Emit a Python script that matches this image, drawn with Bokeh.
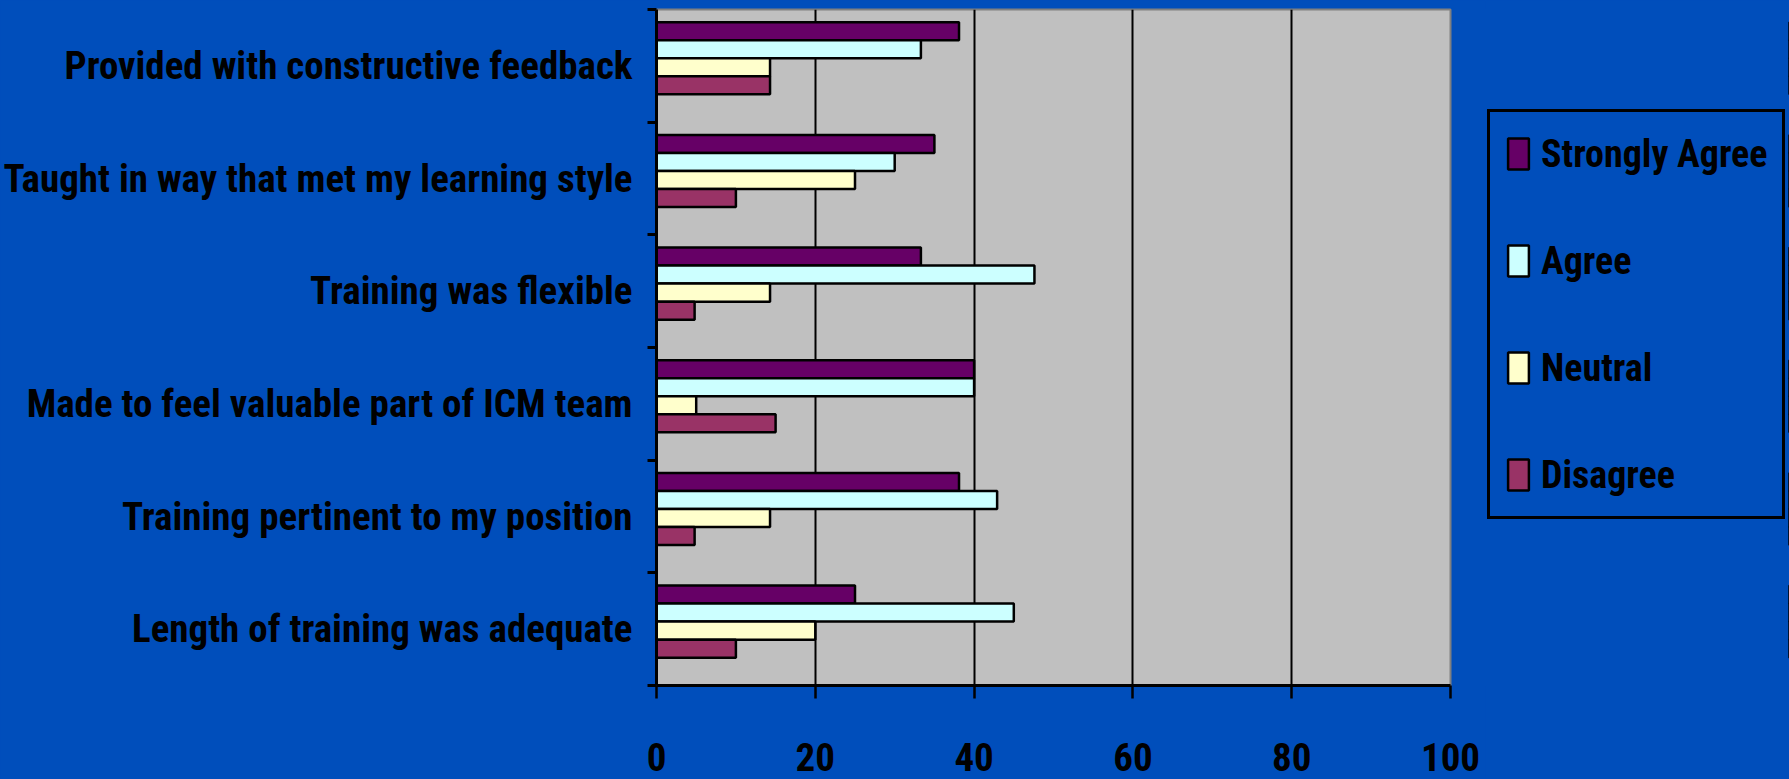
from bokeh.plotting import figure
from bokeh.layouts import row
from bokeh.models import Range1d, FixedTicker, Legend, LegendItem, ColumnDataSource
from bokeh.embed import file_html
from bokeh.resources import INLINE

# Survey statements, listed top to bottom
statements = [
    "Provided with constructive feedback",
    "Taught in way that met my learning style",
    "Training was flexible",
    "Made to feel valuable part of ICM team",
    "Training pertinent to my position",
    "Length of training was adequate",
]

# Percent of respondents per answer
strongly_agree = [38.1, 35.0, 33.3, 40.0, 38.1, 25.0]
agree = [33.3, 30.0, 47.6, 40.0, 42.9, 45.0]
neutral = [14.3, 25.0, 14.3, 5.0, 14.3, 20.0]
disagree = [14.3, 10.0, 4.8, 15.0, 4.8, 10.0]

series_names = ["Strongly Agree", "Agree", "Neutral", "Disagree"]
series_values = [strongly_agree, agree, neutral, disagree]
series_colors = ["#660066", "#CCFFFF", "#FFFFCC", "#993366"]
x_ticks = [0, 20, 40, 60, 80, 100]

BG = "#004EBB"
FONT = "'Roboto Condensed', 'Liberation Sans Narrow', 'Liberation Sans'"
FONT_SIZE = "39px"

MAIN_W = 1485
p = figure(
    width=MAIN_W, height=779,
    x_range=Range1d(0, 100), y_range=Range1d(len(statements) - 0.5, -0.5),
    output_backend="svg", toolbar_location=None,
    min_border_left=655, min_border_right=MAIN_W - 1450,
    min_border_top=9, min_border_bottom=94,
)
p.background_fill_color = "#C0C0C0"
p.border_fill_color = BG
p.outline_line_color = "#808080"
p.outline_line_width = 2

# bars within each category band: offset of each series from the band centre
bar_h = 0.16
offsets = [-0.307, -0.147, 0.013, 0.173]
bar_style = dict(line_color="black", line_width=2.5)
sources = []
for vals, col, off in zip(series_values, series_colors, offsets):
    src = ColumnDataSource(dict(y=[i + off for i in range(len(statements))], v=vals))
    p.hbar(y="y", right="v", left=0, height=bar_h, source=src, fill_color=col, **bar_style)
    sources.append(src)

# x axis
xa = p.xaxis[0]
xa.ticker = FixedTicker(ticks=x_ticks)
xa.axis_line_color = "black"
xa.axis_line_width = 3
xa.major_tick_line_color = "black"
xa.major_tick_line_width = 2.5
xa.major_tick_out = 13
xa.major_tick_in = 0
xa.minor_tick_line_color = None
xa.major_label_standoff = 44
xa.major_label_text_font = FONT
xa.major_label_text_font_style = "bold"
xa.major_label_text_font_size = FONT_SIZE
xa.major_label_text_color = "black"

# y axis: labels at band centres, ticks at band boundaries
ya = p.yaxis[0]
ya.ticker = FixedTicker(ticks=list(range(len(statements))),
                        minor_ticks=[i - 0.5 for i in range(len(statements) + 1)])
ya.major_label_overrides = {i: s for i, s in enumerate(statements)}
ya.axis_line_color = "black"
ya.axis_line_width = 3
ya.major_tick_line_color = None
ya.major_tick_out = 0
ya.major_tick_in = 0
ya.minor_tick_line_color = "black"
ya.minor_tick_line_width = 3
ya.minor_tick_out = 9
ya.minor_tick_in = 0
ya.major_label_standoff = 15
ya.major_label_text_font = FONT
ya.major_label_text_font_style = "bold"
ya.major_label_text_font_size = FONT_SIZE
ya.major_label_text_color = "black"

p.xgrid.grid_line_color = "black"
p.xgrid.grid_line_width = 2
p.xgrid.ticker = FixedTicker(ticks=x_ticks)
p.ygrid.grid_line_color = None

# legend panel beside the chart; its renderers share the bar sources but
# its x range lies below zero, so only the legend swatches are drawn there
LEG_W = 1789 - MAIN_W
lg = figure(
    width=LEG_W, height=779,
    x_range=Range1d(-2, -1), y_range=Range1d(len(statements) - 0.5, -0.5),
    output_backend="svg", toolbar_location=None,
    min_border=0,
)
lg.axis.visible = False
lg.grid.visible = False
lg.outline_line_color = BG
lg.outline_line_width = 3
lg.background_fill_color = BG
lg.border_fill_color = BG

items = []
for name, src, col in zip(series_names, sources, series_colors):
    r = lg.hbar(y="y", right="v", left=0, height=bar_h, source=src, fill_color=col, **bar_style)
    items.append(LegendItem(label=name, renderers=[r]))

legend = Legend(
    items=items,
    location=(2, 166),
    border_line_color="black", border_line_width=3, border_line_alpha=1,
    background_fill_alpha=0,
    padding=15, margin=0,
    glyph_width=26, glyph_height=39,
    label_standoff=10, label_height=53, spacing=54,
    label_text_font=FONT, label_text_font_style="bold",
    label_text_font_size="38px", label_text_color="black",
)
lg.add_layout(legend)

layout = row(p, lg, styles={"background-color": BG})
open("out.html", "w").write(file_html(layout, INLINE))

= = = =

Retype the whole listing, keeping every line identical and omitting all pictures.

Emit a Python script that matches this image, drawn with Bokeh.
from bokeh.plotting import figure
from bokeh.layouts import row
from bokeh.models import Range1d, FixedTicker, Legend, LegendItem, ColumnDataSource
from bokeh.embed import file_html
from bokeh.resources import INLINE

# Survey statements, listed top to bottom
statements = [
    "Provided with constructive feedback",
    "Taught in way that met my learning style",
    "Training was flexible",
    "Made to feel valuable part of ICM team",
    "Training pertinent to my position",
    "Length of training was adequate",
]

# Percent of respondents per answer
strongly_agree = [38.1, 35.0, 33.3, 40.0, 38.1, 25.0]
agree = [33.3, 30.0, 47.6, 40.0, 42.9, 45.0]
neutral = [14.3, 25.0, 14.3, 5.0, 14.3, 20.0]
disagree = [14.3, 10.0, 4.8, 15.0, 4.8, 10.0]

series_names = ["Strongly Agree", "Agree", "Neutral", "Disagree"]
series_values = [strongly_agree, agree, neutral, disagree]
series_colors = ["#660066", "#CCFFFF", "#FFFFCC", "#993366"]
x_ticks = [0, 20, 40, 60, 80, 100]

BG = "#004EBB"
FONT = "'Roboto Condensed', 'Liberation Sans Narrow', 'Liberation Sans'"
FONT_SIZE = "39px"

MAIN_W = 1485
p = figure(
    width=MAIN_W, height=779,
    x_range=Range1d(0, 100), y_range=Range1d(len(statements) - 0.5, -0.5),
    output_backend="svg", toolbar_location=None,
    min_border_left=655, min_border_right=MAIN_W - 1450,
    min_border_top=9, min_border_bottom=94,
)
p.background_fill_color = "#C0C0C0"
p.border_fill_color = BG
p.outline_line_color = "#808080"
p.outline_line_width = 2

# bars within each category band: offset of each series from the band centre
bar_h = 0.16
offsets = [-0.307, -0.147, 0.013, 0.173]
bar_style = dict(line_color="black", line_width=2.5)
sources = []
for vals, col, off in zip(series_values, series_colors, offsets):
    src = ColumnDataSource(dict(y=[i + off for i in range(len(statements))], v=vals))
    p.hbar(y="y", right="v", left=0, height=bar_h, source=src, fill_color=col, **bar_style)
    sources.append(src)

# x axis
xa = p.xaxis[0]
xa.ticker = FixedTicker(ticks=x_ticks)
xa.axis_line_color = "black"
xa.axis_line_width = 3
xa.major_tick_line_color = "black"
xa.major_tick_line_width = 2.5
xa.major_tick_out = 13
xa.major_tick_in = 0
xa.minor_tick_line_color = None
xa.major_label_standoff = 44
xa.major_label_text_font = FONT
xa.major_label_text_font_style = "bold"
xa.major_label_text_font_size = FONT_SIZE
xa.major_label_text_color = "black"

# y axis: labels at band centres, ticks at band boundaries
ya = p.yaxis[0]
ya.ticker = FixedTicker(ticks=list(range(len(statements))),
                        minor_ticks=[i - 0.5 for i in range(len(statements) + 1)])
ya.major_label_overrides = {i: s for i, s in enumerate(statements)}
ya.axis_line_color = "black"
ya.axis_line_width = 3
ya.major_tick_line_color = None
ya.major_tick_out = 0
ya.major_tick_in = 0
ya.minor_tick_line_color = "black"
ya.minor_tick_line_width = 3
ya.minor_tick_out = 9
ya.minor_tick_in = 0
ya.major_label_standoff = 15
ya.major_label_text_font = FONT
ya.major_label_text_font_style = "bold"
ya.major_label_text_font_size = FONT_SIZE
ya.major_label_text_color = "black"

p.xgrid.grid_line_color = "black"
p.xgrid.grid_line_width = 2
p.xgrid.ticker = FixedTicker(ticks=x_ticks)
p.ygrid.grid_line_color = None

# legend panel beside the chart; its renderers share the bar sources but
# its x range lies below zero, so only the legend swatches are drawn there
LEG_W = 1789 - MAIN_W
lg = figure(
    width=LEG_W, height=779,
    x_range=Range1d(-2, -1), y_range=Range1d(len(statements) - 0.5, -0.5),
    output_backend="svg", toolbar_location=None,
    min_border=0,
)
lg.axis.visible = False
lg.grid.visible = False
lg.outline_line_color = BG
lg.outline_line_width = 3
lg.background_fill_color = BG
lg.border_fill_color = BG

items = []
for name, src, col in zip(series_names, sources, series_colors):
    r = lg.hbar(y="y", right="v", left=0, height=bar_h, source=src, fill_color=col, **bar_style)
    items.append(LegendItem(label=name, renderers=[r]))

legend = Legend(
    items=items,
    location=(2, 166),
    border_line_color="black", border_line_width=3, border_line_alpha=1,
    background_fill_alpha=0,
    padding=15, margin=0,
    glyph_width=26, glyph_height=39,
    label_standoff=10, label_height=53, spacing=54,
    label_text_font=FONT, label_text_font_style="bold",
    label_text_font_size="38px", label_text_color="black",
)
lg.add_layout(legend)

layout = row(p, lg, styles={"background-color": BG})
open("out.html", "w").write(file_html(layout, INLINE))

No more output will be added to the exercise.